Oklahoma gardening is complicated. The climate is classified as part of the central south, USDA Zones 6a to 8a, but anyone who lives here would tell you there’s much more to the story. We are hills and plains, forested and bare. The sun scalds our land in summer, yet we have cold stretches in winter that try our souls.There are times I wish Oklahoma was the true south, all magnolias, camellias and mint juleps sipped upon the front porch. Then, I consider the high cost of all that humidity for my hair and rose foliage. Other times, I wish I lived near my friend, Layanee, so I could walk with her along a wintry path. I’d have snow cover to support rose roots to alleviate the heaving that surely comes every winter during our freeze/thaw cycles, but, then I shiver thinking about how cold it is.
At least we aren’t so cold from late October through December. We get most freezing termpatures in January, February and March once the sun retreats ever further into his lofty sky.
Our biggest enemy is summer heat. I’ve written extensively about heat, and how it compromises roses and rose blooms. Even with all of these challenges, there are still roses you can successfully grow here, and in April, May and June, they bring a certain magic to the landscape no other plant can.
My requirements to dig any hole for a rose in my garden are:
- Robust growth. No sissy roses get to live in the rural countryside. I gave up on Hybrid Teas a long time ago.
- Excellent disease resistance. I don’t spray.
- Hardiness for both cold and heat.
- Beautiful and bountiful flowers. What good is a rose if it rarely blooms?

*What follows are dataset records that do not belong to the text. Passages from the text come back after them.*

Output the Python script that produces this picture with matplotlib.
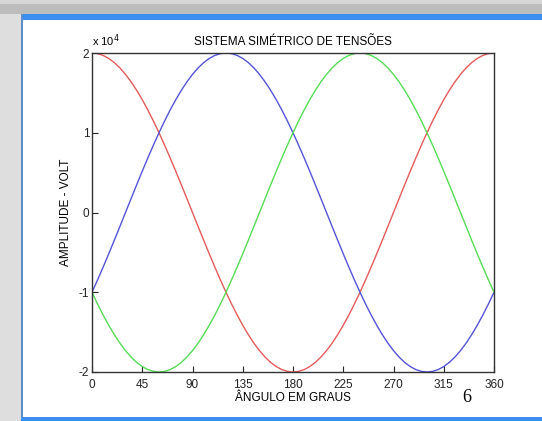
import matplotlib.pyplot as plt
from matplotlib.patches import Rectangle
from matplotlib.ticker import FuncFormatter

# angle in degrees, sampled every 5 degrees
angulo = list(range(0, 361, 5))

fase_a = [20000, 19924, 19696, 19319, 18794, 18126, 17321, 16383, 15321, 14142,
          12856, 11472, 10000, 8452, 6840, 5176, 3473, 1743, 0,
          -1743, -3473, -5176, -6840, -8452, -10000, -11472, -12856, -14142,
          -15321, -16383, -17321, -18126, -18794, -19319, -19696, -19924, -20000,
          -19924, -19696, -19319, -18794, -18126, -17321, -16383, -15321, -14142,
          -12856, -11472, -10000, -8452, -6840, -5176, -3473, -1743, 0,
          1743, 3473, 5176, 6840, 8452, 10000, 11472, 12856, 14142,
          15321, 16383, 17321, 18126, 18794, 19319, 19696, 19924, 20000]

fase_b = [-10000, -8452, -6840, -5176, -3473, -1743, 0,
          1743, 3473, 5176, 6840, 8452, 10000, 11472, 12856, 14142,
          15321, 16383, 17321, 18126, 18794, 19319, 19696, 19924, 20000,
          19924, 19696, 19319, 18794, 18126, 17321, 16383, 15321, 14142,
          12856, 11472, 10000, 8452, 6840, 5176, 3473, 1743, 0,
          -1743, -3473, -5176, -6840, -8452, -10000, -11472, -12856, -14142,
          -15321, -16383, -17321, -18126, -18794, -19319, -19696, -19924, -20000,
          -19924, -19696, -19319, -18794, -18126, -17321, -16383, -15321, -14142,
          -12856, -11472, -10000]

fase_c = [-10000, -11472, -12856, -14142, -15321, -16383, -17321, -18126,
          -18794, -19319, -19696, -19924, -20000,
          -19924, -19696, -19319, -18794, -18126, -17321, -16383, -15321, -14142,
          -12856, -11472, -10000, -8452, -6840, -5176, -3473, -1743, 0,
          1743, 3473, 5176, 6840, 8452, 10000, 11472, 12856, 14142,
          15321, 16383, 17321, 18126, 18794, 19319, 19696, 19924, 20000,
          19924, 19696, 19319, 18794, 18126, 17321, 16383, 15321, 14142,
          12856, 11472, 10000, 8452, 6840, 5176, 3473, 1743, 0,
          -1743, -3473, -5176, -6840, -8452, -10000]

xticks = [0, 45, 90, 135, 180, 225, 270, 315, 360]
yticks = [-20000, -10000, 0, 10000, 20000]

plt.rcParams['font.family'] = ['Liberation Sans', 'DejaVu Sans']

fig = plt.figure(figsize=(5.42, 4.21), dpi=100)
W, H = 542, 421

def px_rect(x0, y0, x1, y1, color):
    # rectangle given in pixel coords from top-left
    fig.patches.append(Rectangle((x0 / W, 1 - y1 / H), (x1 - x0) / W, (y1 - y0) / H,
                                 transform=fig.transFigure, color=color, zorder=0,
                                 linewidth=0))

# slide frame
px_rect(0, 0, 21, H, '#dedede')
px_rect(0, 0, W, 4, '#d6d6d6')
px_rect(0, 4, W, 14, '#bdbdbd')
px_rect(21, 14, W, 20, '#3b8ff0')
px_rect(21, 14, 23, H, '#5f8fca')
px_rect(21, 417, W, H, '#3b8ff0')

ax = fig.add_axes([92 / W, 49 / H, 402 / W, 319 / H])
ax.plot(angulo, fase_a, color='#e65a5a', linewidth=1)
ax.plot(angulo, fase_b, color='#5454d8', linewidth=1)
ax.plot(angulo, fase_c, color='#54dc54', linewidth=1)

ax.set_xlim(0, 360)
ax.set_ylim(-20000, 20000)
ax.set_xticks(xticks)
ax.set_yticks(yticks)
ax.yaxis.set_major_formatter(FuncFormatter(lambda v, p: f"{v / 10000:g}"))
ax.tick_params(direction='in', length=4, labelsize=8.5, colors='#222222')
ax.tick_params(axis='x', pad=5)
ax.tick_params(axis='y', pad=2)
for s in ax.spines.values():
    s.set_color('#333333')
    s.set_linewidth(1)

ax.set_title('SISTEMA SIMÉTRICO DE TENSÕES', fontsize=8.5, pad=6)
ax.set_xlabel('ÂNGULO EM GRAUS', fontsize=8.5, labelpad=1)
ax.set_ylabel('AMPLITUDE - VOLT', fontsize=8.5, labelpad=5)
ax.text(0, 1.012, 'x 10$^4$', transform=ax.transAxes, fontsize=8, ha='left', va='bottom')

fig.text(467 / W, 1 - 397 / H, '6', fontsize=13, family='Liberation Serif',
         ha='center', va='center')

fig.savefig('out.png', dpi=100)
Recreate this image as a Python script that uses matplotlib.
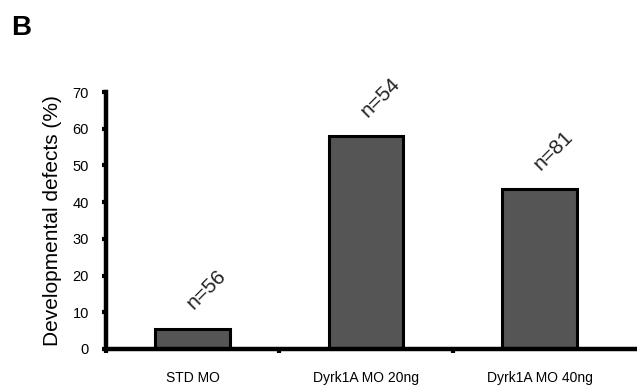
import matplotlib.pyplot as plt

groups = ["STD MO", "Dyrk1A MO 20ng", "Dyrk1A MO 40ng"]
defects = [5.5, 58, 43.5]
n_labels = ["n=56", "n=54", "n=81"]
yticks = [0, 10, 20, 30, 40, 50, 60, 70]

plt.rcParams["font.family"] = ["Liberation Sans", "DejaVu Sans"]

fig = plt.figure(figsize=(6.37, 3.92), dpi=100)
ax = fig.add_axes([0.166, 0.11, 0.834, 0.655])

x = range(len(groups))
ax.bar(x, defects, width=0.43, color="#555555", edgecolor="black", linewidth=2.2)

for xi, v, lab in zip(x, defects, n_labels):
    ax.annotate(lab, (xi, v), xytext=(10, 28), textcoords="offset points",
                rotation=45, ha="center", va="center", fontsize=15, color="#222222")

ax.set_xlim(-0.5, 2.56)
ax.set_ylim(0, 70)
ax.set_yticks(yticks)
ax.set_xticks(list(x))
ax.set_xticklabels(groups, fontsize=10)
ax.set_xticks([-0.5, 0.5, 1.5], minor=True)
ax.tick_params(axis="x", which="major", length=0, pad=16)
ax.tick_params(axis="x", which="minor", length=3, width=3, direction="out")
ax.tick_params(axis="y", length=3, width=3, labelsize=10.5, pad=9)

for side in ["top", "right"]:
    ax.spines[side].set_visible(False)
for side in ["left", "bottom"]:
    ax.spines[side].set_linewidth(3.2)

ax.set_ylabel("Developmental defects (%)", fontsize=15, labelpad=8)

fig.text(0.018, 0.91, "B", fontsize=20, fontweight="bold")

fig.savefig("out.png", dpi=100)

- Scent. This is really icing on the rose cake, but it’s good icing.
With those requirements in mind, here are my five top picks:
- Rosa‘Carefree Beauty’ I write regularly about this pink rose. It reminds me of a clear-eyed maiden. It never needs spraying and is rock solid. I wish I had more places to grow it. It is sweetly scented.
- R. ’Meicoublan,’ sold in the U.S. as White Meidiland. It is a shrub rose that blooms bright white and is difficult to photograph, but very beautiful in person. I haven’t noticed any scent. The arching canes are quite wonderful and would make it great for the practice of pegging.
- R. ’Darcey Bussell’ It’s difficult to find decent, disease-resistant red roses. I love ‘Sombruil’ and ‘Valentine,’ but both are plagued by blackspot. Darcey, however, is an English rose with some great genes. She grows in a lousy place on the east side of my house where she needs more sunshine, and while she gets some blackspot, she isn’t covered in the stuff. I’ve written more about David Austin roses for the south here.
- R. ‘Baronne Prevost,’ a Hybrid Perpetual and thus an antique, is a survivor in the truest sense. It has graced my garden in this spot for over fifteen years. I planted it at the same time as many other roses in my original garden, and it is the only one left. Still, you say, it gets blackspot, and yes, you’re right. It does, but is not overcome by the disease. It also has complicated and beautiful blooms with a true rose scent.
- R. OSO Easy® Paprika is another rose that is super easy to grow. It’s a Proven Winners® plant, and while I do write for Proven Winners®, I liked this rose long before. The entire OSO Easy® line are very disease resistant.
Now, I’ve shared five of my favorites. There are so many more which are worthy. Which roses not only cheer your heart and garden, but also don’t need much extra care? I’d love to hear what works where you live.